It also makes writing servers a bit more complicated since text/gemini
has to be treated differently from other files and actually parsed
versus being directly served up. Not the biggest deal (and you've
already admited it's tedious) but just something I noticed.
well, teeeechnically it'd have to do this for all text/* files, according to the rfc, including
plaintext and whatnot... although THAT's unlikely to happen...
I'd also be in favor of server handling it, although that is a kinda-valid point...
html doesn't count because the browsers will do their best to fix all kinds of TOTALLY BROKEN html,
you can have partial tags, no end tags for some, etc, and the browser will never tell the user your
site is a trashpile, it will just silently try its best to fix it up (even in inspect element,
you'd see the "repaired" version)...
https://tools.ietf.org/html/rfc5147#section-4.1
" In Internet messages, line endings in text/plain MIME entities are represented by CR+LF character sequences (see RFC 2046 [3] and RFC 3676 [6]). However, some protocols (such as HTTP) additionally allow other conventions for line endings."
precedent of protocols allowing for other line endings, so the gemini speccould just say the same thing that http does about line endings.

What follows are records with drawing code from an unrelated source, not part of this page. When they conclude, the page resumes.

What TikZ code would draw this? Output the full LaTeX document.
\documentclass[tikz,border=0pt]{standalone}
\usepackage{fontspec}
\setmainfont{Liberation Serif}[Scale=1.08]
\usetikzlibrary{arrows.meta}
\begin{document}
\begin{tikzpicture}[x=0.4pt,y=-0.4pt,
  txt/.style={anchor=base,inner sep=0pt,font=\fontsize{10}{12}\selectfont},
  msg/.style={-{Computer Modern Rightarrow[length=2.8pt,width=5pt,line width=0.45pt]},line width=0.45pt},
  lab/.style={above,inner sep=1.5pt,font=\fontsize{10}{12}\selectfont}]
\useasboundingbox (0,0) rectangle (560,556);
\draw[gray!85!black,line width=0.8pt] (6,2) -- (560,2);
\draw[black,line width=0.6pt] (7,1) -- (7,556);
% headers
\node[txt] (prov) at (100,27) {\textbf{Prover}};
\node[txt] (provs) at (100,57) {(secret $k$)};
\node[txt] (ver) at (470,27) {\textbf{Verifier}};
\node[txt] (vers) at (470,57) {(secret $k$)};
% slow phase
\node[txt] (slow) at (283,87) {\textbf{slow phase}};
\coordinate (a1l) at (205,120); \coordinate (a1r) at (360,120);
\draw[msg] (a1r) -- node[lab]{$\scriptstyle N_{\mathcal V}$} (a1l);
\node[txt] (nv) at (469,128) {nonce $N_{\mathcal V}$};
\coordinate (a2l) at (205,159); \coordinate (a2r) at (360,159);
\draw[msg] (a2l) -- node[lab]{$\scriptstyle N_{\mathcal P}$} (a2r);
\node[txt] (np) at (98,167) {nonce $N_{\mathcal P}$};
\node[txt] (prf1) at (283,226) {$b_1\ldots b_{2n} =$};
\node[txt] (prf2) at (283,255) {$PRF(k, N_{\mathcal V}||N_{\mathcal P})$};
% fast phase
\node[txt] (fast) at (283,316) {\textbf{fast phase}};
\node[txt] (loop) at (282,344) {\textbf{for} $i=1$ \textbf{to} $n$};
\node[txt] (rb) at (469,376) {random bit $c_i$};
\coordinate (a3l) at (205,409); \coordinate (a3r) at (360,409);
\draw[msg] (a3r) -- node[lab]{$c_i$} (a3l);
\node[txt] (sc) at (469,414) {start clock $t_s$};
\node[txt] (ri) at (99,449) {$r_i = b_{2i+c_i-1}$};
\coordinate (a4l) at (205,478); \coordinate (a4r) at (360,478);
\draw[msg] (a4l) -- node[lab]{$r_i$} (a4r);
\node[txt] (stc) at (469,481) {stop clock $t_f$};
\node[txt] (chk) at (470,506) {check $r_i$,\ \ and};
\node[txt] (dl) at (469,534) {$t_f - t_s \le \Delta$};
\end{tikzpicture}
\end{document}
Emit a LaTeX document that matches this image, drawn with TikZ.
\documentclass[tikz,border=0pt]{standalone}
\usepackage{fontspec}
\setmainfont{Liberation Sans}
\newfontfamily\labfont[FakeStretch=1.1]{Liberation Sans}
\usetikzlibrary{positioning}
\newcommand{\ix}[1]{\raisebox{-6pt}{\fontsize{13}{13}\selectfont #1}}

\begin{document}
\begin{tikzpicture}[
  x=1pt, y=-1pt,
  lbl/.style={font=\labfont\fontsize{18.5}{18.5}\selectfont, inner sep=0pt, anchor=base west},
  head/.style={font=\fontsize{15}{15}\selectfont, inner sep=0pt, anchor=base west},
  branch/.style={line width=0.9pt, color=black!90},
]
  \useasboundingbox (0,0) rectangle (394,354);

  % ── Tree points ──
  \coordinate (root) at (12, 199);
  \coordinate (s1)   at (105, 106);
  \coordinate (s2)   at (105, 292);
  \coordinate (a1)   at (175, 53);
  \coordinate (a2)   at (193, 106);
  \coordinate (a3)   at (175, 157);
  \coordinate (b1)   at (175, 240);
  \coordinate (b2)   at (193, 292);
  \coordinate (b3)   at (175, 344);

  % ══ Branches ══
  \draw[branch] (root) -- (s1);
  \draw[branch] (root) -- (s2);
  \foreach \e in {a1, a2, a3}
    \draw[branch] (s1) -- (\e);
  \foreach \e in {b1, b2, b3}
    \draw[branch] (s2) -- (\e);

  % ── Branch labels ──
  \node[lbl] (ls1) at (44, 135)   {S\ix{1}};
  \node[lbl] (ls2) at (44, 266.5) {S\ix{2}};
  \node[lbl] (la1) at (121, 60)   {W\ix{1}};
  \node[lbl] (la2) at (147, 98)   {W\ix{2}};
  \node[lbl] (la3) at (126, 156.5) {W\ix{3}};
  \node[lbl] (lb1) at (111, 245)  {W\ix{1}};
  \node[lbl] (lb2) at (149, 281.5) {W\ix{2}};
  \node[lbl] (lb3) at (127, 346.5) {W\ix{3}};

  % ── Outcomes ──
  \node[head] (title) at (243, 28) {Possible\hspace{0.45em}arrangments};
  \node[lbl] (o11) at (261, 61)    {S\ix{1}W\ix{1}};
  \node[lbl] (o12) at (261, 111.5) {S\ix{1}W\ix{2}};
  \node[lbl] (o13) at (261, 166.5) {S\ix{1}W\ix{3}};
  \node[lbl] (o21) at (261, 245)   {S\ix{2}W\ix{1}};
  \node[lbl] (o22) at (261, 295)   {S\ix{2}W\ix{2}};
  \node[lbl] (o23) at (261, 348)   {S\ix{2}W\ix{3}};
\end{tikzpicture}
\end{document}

https://tools.ietf.org/html/rfc2616#section-3.7.1
" When in canonical form, media subtypes of the "text" type use CRLF as the text line break. HTTP relaxes this requirement and allows the transport of text media with plain CR or LF alone representing a line break when it is done consistently for an entire entity-body. HTTP applications MUST accept CRLF, bare CR, and bare LF as being representative of a line break in text media received via HTTP."